Codger Tour #3: The Castle Mountains.
It's not just the young and fit—the climbers of frozen waterfalls, the runners of Bridger Ridge—who long to get out and experience what makes Montana special. I’ve been making sure that my 87-year-old-mother, a native Montanan, gets out and about and onto the roads less traveled. Perhaps you know a “codger” who would also like to get out into the real Montana. If so, try this road trip.
Raised on fairy tales as most of us were, there’s something almost magical about the word "castle." And the discovery that there is an entire small range of mountains with that name less than 100 miles from the Gallatin Valley was a revelation to my own codger. “I’ve lived in Bozeman more than 60 years and I never heard of the Castle Mountains,” my mother said.
But there they are, floating just north of the higher, pointier Crazy Mountains. The Castles were named for their granite cliffs and outcroppings, rising like battlements above the prairies.
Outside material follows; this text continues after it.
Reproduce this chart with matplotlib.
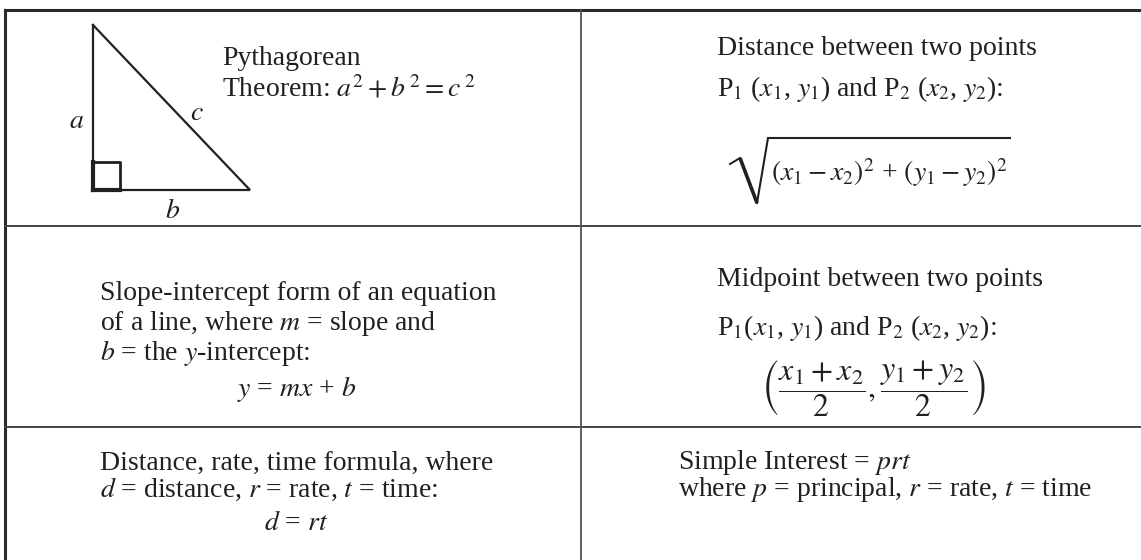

These mountains, which would demand respect if they were in New England or Pennsylvania, are a wonderful, secret jumble of forests, meadows, cliffs, old mines, and small canyons with a terrain so friendly you could run cattle there—which people do.
During the 1880s the Castle Mountains loomed high in Montana’s economy when a mineral boom led to over 1,500 claims for silver, lead, some copper, gold, manganese, and iron. The financial panic of 1893 killed off many of the mines, which were already hard-pressed to make a profit due to exorbitant transportation costs for heavy ores.
To find your way into the Castle Mountains, head north of Livingston on U.S. 89 and turn east about four miles past Ringling onto Montana 294, a pleasant, paved road heading to Martinsdale. You could continue all the way to Martinsdale and visit the Bair Family Museum, a collection of antiques and memorabilia acquired by the family of a wealthy sheep rancher whose daughter is the namesake of the Alberta Bair Theater in Billings. Call 406-572-3314 to be sure they’re open, or visit bairfamilymuseum.org.
If you’re looking for adventure, however, turn north at Lennep (about 16 miles after leaving U.S. 89). Bear left and after a few miles of idyllic rural farmland, you’ll pass through the remnants of Castle town. Continue on this road—it’s rough and steep in a few places, but posed no threat to the underside of my Subaru Legacy (which is two inches lower than an Outback). The road will take you right over the mountains, providing not only adventure but expansive views and a glorious sense of being alone, except for some cows.
We found a shady spot for a picnic right by a burbling brook the Forest Service had kindly labeled “South Bonanza Creek.” A fork near the top of these rocky hill-mountains offered us the choice: Checkerboard or Fourmile. We chose Fourmile and came out of the mountains near two very clean, well-equipped, and absolutely uninhabited Forest Service campgrounds. There are three camping spots available at Richardson and 13 at Grasshopper. If you’re looking for a quiet place to car-camp and contemplate nature without the accompaniment of other people’s music choices, keep these campgrounds in mind. There are apparently lots of good hiking trails that begin in the campgrounds, so while your codger reads or naps, you could explore the Castles on foot.
Beyond the campgrounds, the Fourmile road will spill you out onto U.S. 12 just four miles east of White Sulphur, and you'll have an easy drive back to Bozeman on U.S. 89 and I-90.